_SHORT EXERCISE:_ Extract everything from the first line through the line with "11.81, 12.33, 12.86];", both ends included, except for any pictures.

_DATA EXTRACT:_
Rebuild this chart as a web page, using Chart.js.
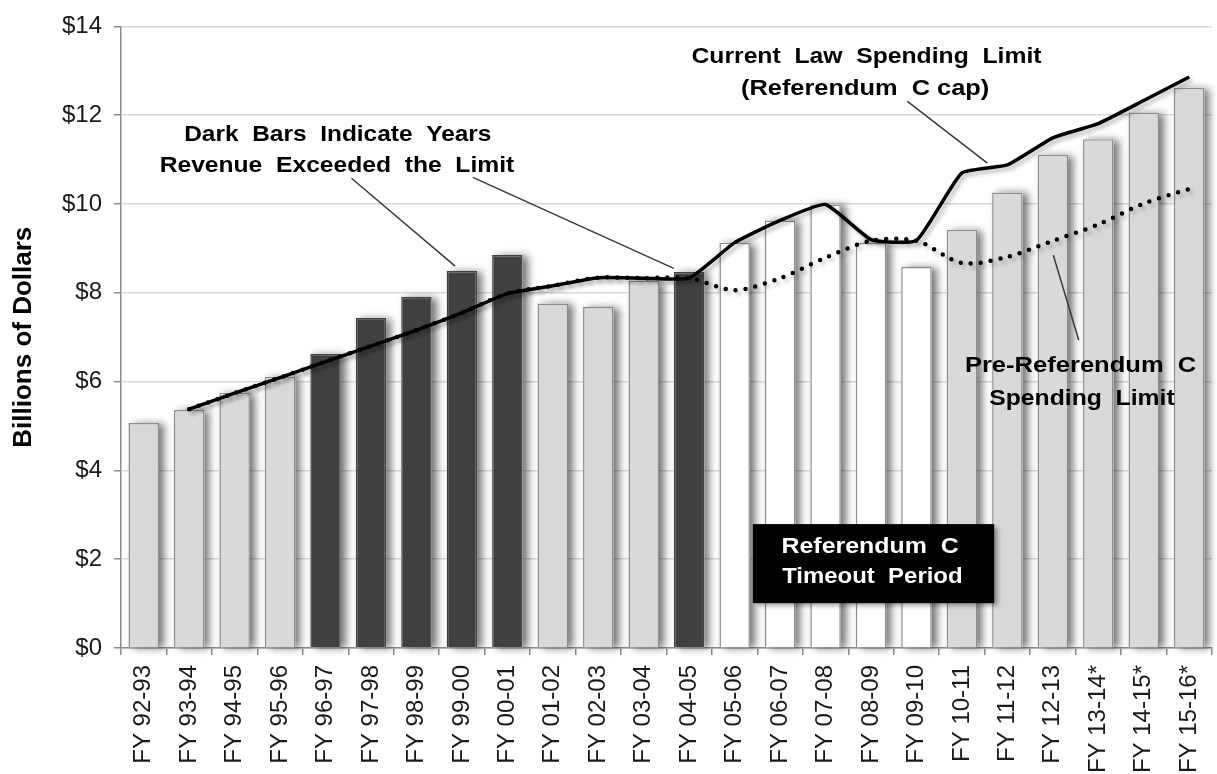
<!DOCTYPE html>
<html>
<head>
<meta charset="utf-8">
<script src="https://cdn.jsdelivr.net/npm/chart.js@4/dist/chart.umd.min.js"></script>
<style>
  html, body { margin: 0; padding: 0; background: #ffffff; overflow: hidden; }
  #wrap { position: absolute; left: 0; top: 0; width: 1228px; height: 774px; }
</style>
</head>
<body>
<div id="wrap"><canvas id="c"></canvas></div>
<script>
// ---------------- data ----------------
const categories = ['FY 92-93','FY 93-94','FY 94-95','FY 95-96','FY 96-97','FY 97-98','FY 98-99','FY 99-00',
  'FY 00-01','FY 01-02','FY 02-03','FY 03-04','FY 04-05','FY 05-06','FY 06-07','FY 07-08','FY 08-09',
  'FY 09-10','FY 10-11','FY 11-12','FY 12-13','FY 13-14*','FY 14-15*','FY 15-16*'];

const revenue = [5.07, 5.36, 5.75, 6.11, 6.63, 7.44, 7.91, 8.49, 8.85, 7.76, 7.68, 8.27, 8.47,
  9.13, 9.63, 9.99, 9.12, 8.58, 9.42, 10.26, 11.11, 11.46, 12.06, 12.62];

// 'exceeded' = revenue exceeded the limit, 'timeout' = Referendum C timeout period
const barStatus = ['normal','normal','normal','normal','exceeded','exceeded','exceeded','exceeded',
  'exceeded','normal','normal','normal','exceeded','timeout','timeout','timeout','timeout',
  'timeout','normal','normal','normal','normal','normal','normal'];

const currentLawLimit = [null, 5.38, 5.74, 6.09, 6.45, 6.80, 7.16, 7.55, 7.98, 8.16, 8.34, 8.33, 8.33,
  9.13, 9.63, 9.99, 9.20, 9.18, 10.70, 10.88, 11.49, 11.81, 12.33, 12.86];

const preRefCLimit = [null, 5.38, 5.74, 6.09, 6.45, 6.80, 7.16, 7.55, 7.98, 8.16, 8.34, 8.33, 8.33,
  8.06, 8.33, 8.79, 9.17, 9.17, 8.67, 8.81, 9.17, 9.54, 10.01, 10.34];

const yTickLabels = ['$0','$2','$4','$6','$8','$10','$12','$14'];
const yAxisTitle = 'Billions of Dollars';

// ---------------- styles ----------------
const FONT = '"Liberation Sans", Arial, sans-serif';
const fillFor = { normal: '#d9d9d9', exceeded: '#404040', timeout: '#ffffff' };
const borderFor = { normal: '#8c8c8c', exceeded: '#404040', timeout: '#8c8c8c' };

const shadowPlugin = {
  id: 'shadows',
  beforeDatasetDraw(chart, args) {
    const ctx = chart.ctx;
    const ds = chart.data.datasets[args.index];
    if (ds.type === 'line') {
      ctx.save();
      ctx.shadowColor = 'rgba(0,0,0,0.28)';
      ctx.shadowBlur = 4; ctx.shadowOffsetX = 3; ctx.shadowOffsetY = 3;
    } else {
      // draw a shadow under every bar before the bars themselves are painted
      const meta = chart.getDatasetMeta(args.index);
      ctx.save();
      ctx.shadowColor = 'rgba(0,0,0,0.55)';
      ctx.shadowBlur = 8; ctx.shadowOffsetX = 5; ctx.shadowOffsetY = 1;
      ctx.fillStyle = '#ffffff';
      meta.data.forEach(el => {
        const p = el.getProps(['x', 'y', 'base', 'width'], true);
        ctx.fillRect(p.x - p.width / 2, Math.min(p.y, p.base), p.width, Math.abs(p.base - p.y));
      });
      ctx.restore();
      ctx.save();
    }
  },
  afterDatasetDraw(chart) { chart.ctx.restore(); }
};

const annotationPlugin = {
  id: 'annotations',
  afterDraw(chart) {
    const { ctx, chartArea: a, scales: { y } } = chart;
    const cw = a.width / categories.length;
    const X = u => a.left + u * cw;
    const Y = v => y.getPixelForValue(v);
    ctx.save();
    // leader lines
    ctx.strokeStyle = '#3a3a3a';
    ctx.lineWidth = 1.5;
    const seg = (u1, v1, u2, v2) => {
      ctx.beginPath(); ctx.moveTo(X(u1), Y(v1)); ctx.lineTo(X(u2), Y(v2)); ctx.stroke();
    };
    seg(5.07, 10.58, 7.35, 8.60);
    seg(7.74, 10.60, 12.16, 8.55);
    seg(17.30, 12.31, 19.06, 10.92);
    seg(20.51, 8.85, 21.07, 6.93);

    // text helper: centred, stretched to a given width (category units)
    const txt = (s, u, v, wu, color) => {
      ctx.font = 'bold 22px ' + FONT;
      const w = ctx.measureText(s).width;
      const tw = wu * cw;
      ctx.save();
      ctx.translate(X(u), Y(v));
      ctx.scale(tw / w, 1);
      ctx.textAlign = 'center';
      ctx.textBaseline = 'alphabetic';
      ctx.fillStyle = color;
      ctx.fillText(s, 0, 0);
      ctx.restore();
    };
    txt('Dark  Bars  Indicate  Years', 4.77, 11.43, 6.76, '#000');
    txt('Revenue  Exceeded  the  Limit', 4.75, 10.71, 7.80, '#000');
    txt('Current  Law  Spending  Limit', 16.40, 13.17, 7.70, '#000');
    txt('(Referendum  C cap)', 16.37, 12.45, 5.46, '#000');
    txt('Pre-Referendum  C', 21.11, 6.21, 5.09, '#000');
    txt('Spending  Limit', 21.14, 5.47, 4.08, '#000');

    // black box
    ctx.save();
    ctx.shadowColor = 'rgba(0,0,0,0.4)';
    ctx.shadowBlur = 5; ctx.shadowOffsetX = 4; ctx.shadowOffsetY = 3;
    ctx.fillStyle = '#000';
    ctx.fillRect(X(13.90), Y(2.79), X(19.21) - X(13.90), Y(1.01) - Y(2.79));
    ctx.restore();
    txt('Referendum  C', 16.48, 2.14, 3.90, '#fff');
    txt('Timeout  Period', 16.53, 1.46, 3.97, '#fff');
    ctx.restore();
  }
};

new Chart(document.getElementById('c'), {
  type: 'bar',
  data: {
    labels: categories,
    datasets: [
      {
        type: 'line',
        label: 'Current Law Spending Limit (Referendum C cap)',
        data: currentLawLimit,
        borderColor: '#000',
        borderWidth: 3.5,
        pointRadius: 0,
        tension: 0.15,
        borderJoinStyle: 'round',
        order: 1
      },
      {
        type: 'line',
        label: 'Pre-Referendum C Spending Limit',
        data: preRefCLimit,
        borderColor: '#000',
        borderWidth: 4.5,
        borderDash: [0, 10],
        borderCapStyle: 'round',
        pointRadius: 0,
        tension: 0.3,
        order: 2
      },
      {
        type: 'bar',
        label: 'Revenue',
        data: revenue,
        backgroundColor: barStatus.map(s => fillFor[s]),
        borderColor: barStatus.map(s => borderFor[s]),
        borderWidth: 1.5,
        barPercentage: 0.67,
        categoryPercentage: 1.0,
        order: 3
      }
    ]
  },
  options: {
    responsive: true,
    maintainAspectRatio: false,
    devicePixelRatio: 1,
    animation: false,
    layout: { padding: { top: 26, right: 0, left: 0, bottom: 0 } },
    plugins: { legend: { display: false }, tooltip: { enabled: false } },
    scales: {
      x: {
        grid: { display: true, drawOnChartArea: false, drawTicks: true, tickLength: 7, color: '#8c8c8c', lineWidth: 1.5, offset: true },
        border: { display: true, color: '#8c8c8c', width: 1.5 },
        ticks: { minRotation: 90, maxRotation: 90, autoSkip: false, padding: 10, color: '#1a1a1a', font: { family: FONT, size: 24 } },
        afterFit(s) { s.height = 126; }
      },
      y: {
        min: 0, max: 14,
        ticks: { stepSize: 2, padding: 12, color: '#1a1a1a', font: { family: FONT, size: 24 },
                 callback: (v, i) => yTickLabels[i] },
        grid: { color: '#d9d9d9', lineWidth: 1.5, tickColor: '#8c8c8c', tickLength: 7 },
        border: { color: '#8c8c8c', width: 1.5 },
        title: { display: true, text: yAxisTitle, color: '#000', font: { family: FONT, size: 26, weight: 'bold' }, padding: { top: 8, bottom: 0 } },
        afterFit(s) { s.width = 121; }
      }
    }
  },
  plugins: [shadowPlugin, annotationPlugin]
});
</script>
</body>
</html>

_RESULT:_
Rebuild this chart as a web page, using Chart.js.
<!DOCTYPE html>
<html>
<head>
<meta charset="utf-8">
<script src="https://cdn.jsdelivr.net/npm/chart.js@4/dist/chart.umd.min.js"></script>
<style>
  html, body { margin: 0; padding: 0; background: #ffffff; overflow: hidden; }
  #wrap { position: absolute; left: 0; top: 0; width: 1228px; height: 774px; }
</style>
</head>
<body>
<div id="wrap"><canvas id="c"></canvas></div>
<script>
// ---------------- data ----------------
const categories = ['FY 92-93','FY 93-94','FY 94-95','FY 95-96','FY 96-97','FY 97-98','FY 98-99','FY 99-00',
  'FY 00-01','FY 01-02','FY 02-03','FY 03-04','FY 04-05','FY 05-06','FY 06-07','FY 07-08','FY 08-09',
  'FY 09-10','FY 10-11','FY 11-12','FY 12-13','FY 13-14*','FY 14-15*','FY 15-16*'];

const revenue = [5.07, 5.36, 5.75, 6.11, 6.63, 7.44, 7.91, 8.49, 8.85, 7.76, 7.68, 8.27, 8.47,
  9.13, 9.63, 9.99, 9.12, 8.58, 9.42, 10.26, 11.11, 11.46, 12.06, 12.62];

// 'exceeded' = revenue exceeded the limit, 'timeout' = Referendum C timeout period
const barStatus = ['normal','normal','normal','normal','exceeded','exceeded','exceeded','exceeded',
  'exceeded','normal','normal','normal','exceeded','timeout','timeout','timeout','timeout',
  'timeout','normal','normal','normal','normal','normal','normal'];

const currentLawLimit = [null, 5.38, 5.74, 6.09, 6.45, 6.80, 7.16, 7.55, 7.98, 8.16, 8.34, 8.33, 8.33,
  9.13, 9.63, 9.99, 9.20, 9.18, 10.70, 10.88, 11.49, 11.81, 12.33, 12.86];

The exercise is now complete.